By February 26, 2014Uncategorized

A very creative use of BGP L3VPN technology is the use of multiple routing table topologies in order to select the egress point for different types of traffic by service providers. Over time several network architects have explained to me the when and how to apply this technique.

One example that comes to mind was a design used by a service provider in Europe with several gaming companies as customers. While any reasonable ISP core network is usually uncontested, peering points often experience congestion. Part of it is difficulty in getting capacity, some is the fact that smaller outfits run with very little wiggle room in terms of capital and fail to update their links on time and it does seem that at least a decent amount of it is intentional. ISPs both cooperate and compete and they often put pressure on each other by intentionally delaying the upgrade of peering capacity.

Gaming is all about latency. Web browsing and file transfers which consists of the bulk of the traffic are reasonably latency tolerant. But gaming applications are very latency sensitive and gamers are willing to spend money online. Thus if you do carry gaming traffic in your network it is desirable to be able to steer this traffic through the shortest path and make sure that bulk traffic is sometimes steered across longer paths in order to avoid congesting links.

For instance, if one peers with network A in points P1, P2 and P3 and P1 is getting congested it makes sense to steer bulk traffic that would otherwise go to P1 to points P2 and P3. The most scalable way to accomplish this is to have an MPLS core and steer the traffic at ingress. This requires having multiple routing tables at the ingress router and the ability to use FBF to select what types of traffic to assign to each routing table.

BGP L3VPN is the ideal technology for this problem. Using L3VPN it is possible to export all the routing tables from the peers, before route selection in the main routing table. In the ingress point, multiple topologies can be constructed using this original routing information.

As an example, assume that the ISP has as potential congested peers CP1 and CP2. In the peering gateways that face these peers one would place the peering sessions on a VRF (specific to the peer) and route leak the BGP routes into inet.0 by using a rib-group. Note that it is possible filter the routing information from being installed in the forwarding table in order to conserve forwarding memory. The next-hop advertised by BGP L3VPN is an MPLS next-hop by default; thus the IP forwarding information is not required for egress bound traffic.

In gateways that act as ingress points for traffic (which may overlap with the ones that peer with congested peers), one would configure a bulk VRF table that imports routes from congested peers. By manipulating the local-pref attribute, it is possible to make the congested egress points less preferable overriding the IGP decision. An FBF rule can direct bulk traffic to this routing-instance, with a default route of “next-table inet.0″ in order to fallback to standard route selection for peers that are not subject to special treatment.

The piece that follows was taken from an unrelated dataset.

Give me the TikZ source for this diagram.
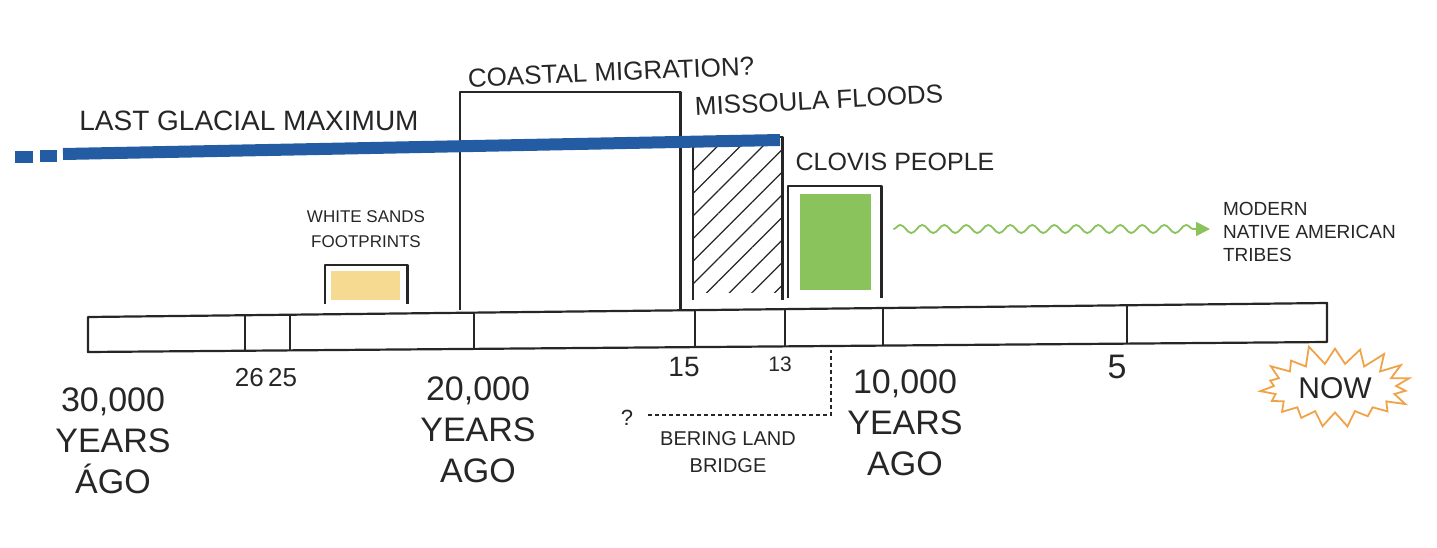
\documentclass[tikz,border=0pt]{standalone}
\usepackage{fontspec}
\setmainfont{Liberation Sans}
\usepackage{xcolor}
\usetikzlibrary{arrows.meta,positioning,calc,fit,decorations.pathmorphing,patterns.meta,shapes.symbols}
\definecolor{ink}{RGB}{38,38,38}
\definecolor{glacierblue}{RGB}{36,92,164}
\definecolor{sandyellow}{RGB}{247,218,146}
\definecolor{clovisgreen}{RGB}{138,194,92}
\definecolor{nowamber}{RGB}{240,162,72}

\begin{document}
\begin{tikzpicture}[x=0.5pt, y=-0.5pt,
      period/.style={draw=ink, line width=1.1pt, line join=round},
      spanfit/.style={inner sep=0pt},
      glacial/.style={draw=glacierblue, line width=6pt},
      descent/.style={draw=clovisgreen, line width=0.9pt, decorate,
                  decoration={snake, amplitude=2pt, segment length=11pt, post length=6pt},
                  -{Triangle[length=7pt, width=7pt]}},
      bridgeline/.style={draw=ink, line width=0.6pt, dash pattern=on 2pt off 1.5pt},
      biglbl/.style={text=ink, font=\fontsize{13}{15}\selectfont},
      midlbl/.style={text=ink, align=left, font=\fontsize{9.5}{11.5}\selectfont},
      tinylbl/.style={text=ink, align=center, font=\fontsize{8.5}{12.5}\selectfont},
      yearlbl/.style={text=ink, align=center, font=\fontsize{17}{20.5}\selectfont},
      ticklbl/.style={text=ink, font=\fontsize{12}{14}\selectfont}
    ]
      \useasboundingbox (0,0) rectangle (1437,547);

      % --- the timeline bar and its ticks ---
      \coordinate (barTL) at (88,317);
      \coordinate (barTR) at (1327,303);
      \coordinate (barBL) at (88,352);
      \coordinate (barBR) at (1327,342);
      \draw[period] (barTL) -- (barTR) -- (barBR) -- (barBL) -- cycle;
      \foreach \x in {245,290,474,695,785,883,1127}
        \draw[period] ($(barTL)!{(\x-88)/1239}!(barTR)$) -- ($(barBL)!{(\x-88)/1239}!(barBR)$);

      % --- periods above the bar (open at the bottom) ---
      \node[spanfit, fit={(325,265) (407,304)}] (sands)    {};
      \node[spanfit, fit={(460,92) (680,310)}]  (coastal)  {};
      \node[spanfit, fit={(693,137) (782,300)}] (missoula) {};
      \node[spanfit, fit={(788,186) (881,298)}] (clovis)   {};

      \fill[sandyellow] ([shift={(6,6)}]sands.north west) rectangle ([shift={(-7,-4)}]sands.south east);
      \fill[clovisgreen] ([shift={(12,8)}]clovis.north west) rectangle ([shift={(-10,-8)}]clovis.south east);
      \fill[pattern={Lines[angle=45, distance=8pt, line width=0.6pt]}, pattern color=ink]
        (missoula.north west) rectangle ([yshift=4]missoula.south east);

      \draw[period] (sands.south west)    |- (sands.north east)    -- (sands.south east);
      \draw[period] (coastal.south west)  |- (coastal.north east)  -- (coastal.south east);
      \draw[period] (missoula.south west) |- (missoula.north east) -- (missoula.south east);
      \draw[period] (clovis.south west)   |- (clovis.north east)   -- (clovis.south east);

      % --- last glacial maximum ---
      \draw[glacial] (15,157) -- (33,157);
      \draw[glacial] (40,156) -- (57,156);
      \draw[glacial] (63,154) -- (780,140);

      % --- period labels ---
      \node[biglbl, font=\fontsize{14}{16}\selectfont] (lgm) at (249,121) {LAST GLACIAL MAXIMUM};
      \node[biglbl, rotate=2.5]   (coastallbl)  at (611,72)  {COASTAL MIGRATION?};
      \node[biglbl, rotate=3]     (missoulalbl) at (819,100) {MISSOULA FLOODS};
      \node[biglbl, font=\fontsize{12.5}{15}\selectfont] (clovislbl) at (895,162) {CLOVIS PEOPLE};
      \node[tinylbl, above=5pt of sands] (sandslbl) {WHITE SANDS\\FOOTPRINTS};

      % --- descent to today ---
      \node[midlbl, anchor=west] (tribes) at (1216,232) {MODERN\\NATIVE AMERICAN\\TRIBES};
      \draw[descent] ($(clovis.east |- tribes.west)+(12,-3)$) -- ($(tribes.west)+(-6,-3)$);

      % --- dates below the bar ---
      \node[yearlbl] (thirty) at (113,441) {30,000\\YEARS\\ÁGO};
      \node[ticklbl, font=\fontsize{13}{15}\selectfont] (twentysix) at (266,378) {26\,25};
      \node[yearlbl] (twenty) at (478,430) {20,000\\YEARS\\AGO};
      \node[ticklbl, font=\fontsize{14}{16}\selectfont] (fifteen) at (684,367) {15};
      \node[ticklbl, font=\fontsize{10.5}{12}\selectfont] (thirteen) at (780,364) {13};
      \node[yearlbl] (ten) at (905,423) {10,000\\YEARS\\AGO};
      \node[ticklbl, font=\fontsize{17}{19}\selectfont] (five) at (1117,367) {5};
      \node[starburst, starburst points=19, starburst point height=10pt, random starburst=11,
            draw=nowamber, line width=0.9pt, minimum width=74pt, minimum height=38pt,
            text=ink, font=\fontsize{15}{17}\selectfont] (now) at (1335,388) {NOW};

      % --- bering land bridge ---
      \coordinate (landbridge) at (831,350);
      \node[ticklbl, font=\fontsize{11}{12}\selectfont] (qmark) at (627,418) {?};
      \draw[bridgeline] (qmark.east) ++(8,-3) -| (landbridge);
      \node[tinylbl, font=\fontsize{10}{13.5}\selectfont] (bering) at (728,452) {BERING LAND\\BRIDGE};
    \end{tikzpicture}
\end{document}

Over time I’ve seen a few variants of this design. Some ISPs allow some of their customers to perform upstream selection and always traverse one of their upstreams which they believe provides better service even if a preferred route is available from another peer.

One interesting application of OpenContrail is that it can allow a network operator to apply the same technique for an application, rather than a customer circuit. With OpenContrail it is possible to place an application (running in either bare-metal or a virtual machine) into a VRF. This can be, for instance, the front-end that is responsible to generate video traffic or gaming updates.

While OpenContrail doesn’t have the same policy language capability available in JunOS, since it is open source, the control plane code can be customized by anyone in order to perform a specialized path selection decision that satisfies a particular application.

An OpenContrail deployment ressembles an L3VPN PE/gateway router. Typically 2 servers (for redundancy) run the control plane, which can interoperate directly with L3VPN capable routers at the network edge. These control plane servers can typically control up-to 2k compute servers running applications (virtualized or not). Encapsulation can be MPLS over GRE end-to-end or MPLS over GRE within the data-center followed by MPLS over MPLS on the WAN, by using a pair of data-center gateways.

By reusing BGP L3VPNs OpenContrail not only reuses technology that has been “battle tested” in large deployments as well as a lot of network design tricks that have been discovered over time.